Kendati demikian, Boy juga menyadari masih terdapat kekurangan dalam tubuh Polri, sehingga tak jarang Polri sering disebut lamban dalam menangani masalah atau bahkan melakukan pembiaran terhadap sebuah kasus. Menurutnya, Polri menemui banyak kesulitan ketika menjalankan tugasnya. Misalnya ketika di suatu daerah pecah konflik, sementara akses menuju daerah itu sangat sulit dan menempuh waktu yang cukup lama. Atas dasar itu Boy mengatakan Polri terus melakukan instropeksi atas berbagai kritik yang dialamatkan kepada Polri.
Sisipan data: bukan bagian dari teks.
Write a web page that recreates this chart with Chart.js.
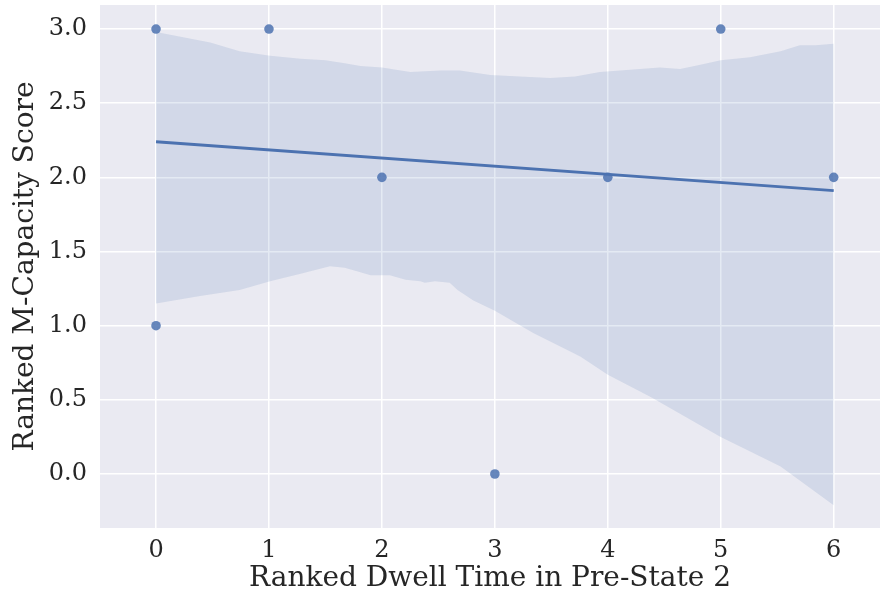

Dari data yang dihimpun oleh Komnas HAM atas pengaduan masyarakat terhadap aparat kepolisian, Boy berharap agar Komnas HAM melakukan verifikasi agar data tersebut dapat ditindaklanjuti oleh pihak kepolisian. Boy menegaskan, Polri tidak segan untuk memberi sanksi kepada anggotanya yang terbukti melakukan pelanggaran HAM. “Harus ditindak,” tegas Boyseperti dilansir di hukumonline.com.
Siapa yang bertanggung jawab?
Nur Kholis juga menyoroti UU HAM dan UU Pengadilan HAM. Menurutnya, ketentuan itu tidak memposisikan dengan jelas tentang subjek hukum HAM. Misalnya, dalam UU HAM, pelanggaran HAM bisa dilakukan oleh individu, kelompok dan aparat negara. Praktiknya, Nur Kholis mengatakan dalam wacana yang beredar di masyarakat, ada yang menganggap negara yang bertanggung jawab atas pelanggaran HAM. Sebagian lagi ada yang menganggap aktor non negara juga turut bertanggung jawab.
Melihat perbedaan pandangan itu juga terjadi di aparatur negara. Sehingga, dalam melihat persoalan HAM, terdapat perbedaan paradigma. Namun, Nur Kholis menyebut bahwa HAM secara historis ditujukan untuk membatasi kewenangan negara. Sehingga setiap tindakan aparatur negara yang masuk dalam kategori pelanggaran HAM berat, mekanisme pengadilan HAM digunakan. Jika individu yang melakukan bukan aparatur negara, maka perangkat hukum lain yang digunakan. Misalnya, hukum pidana. Ujar Nur Kholis.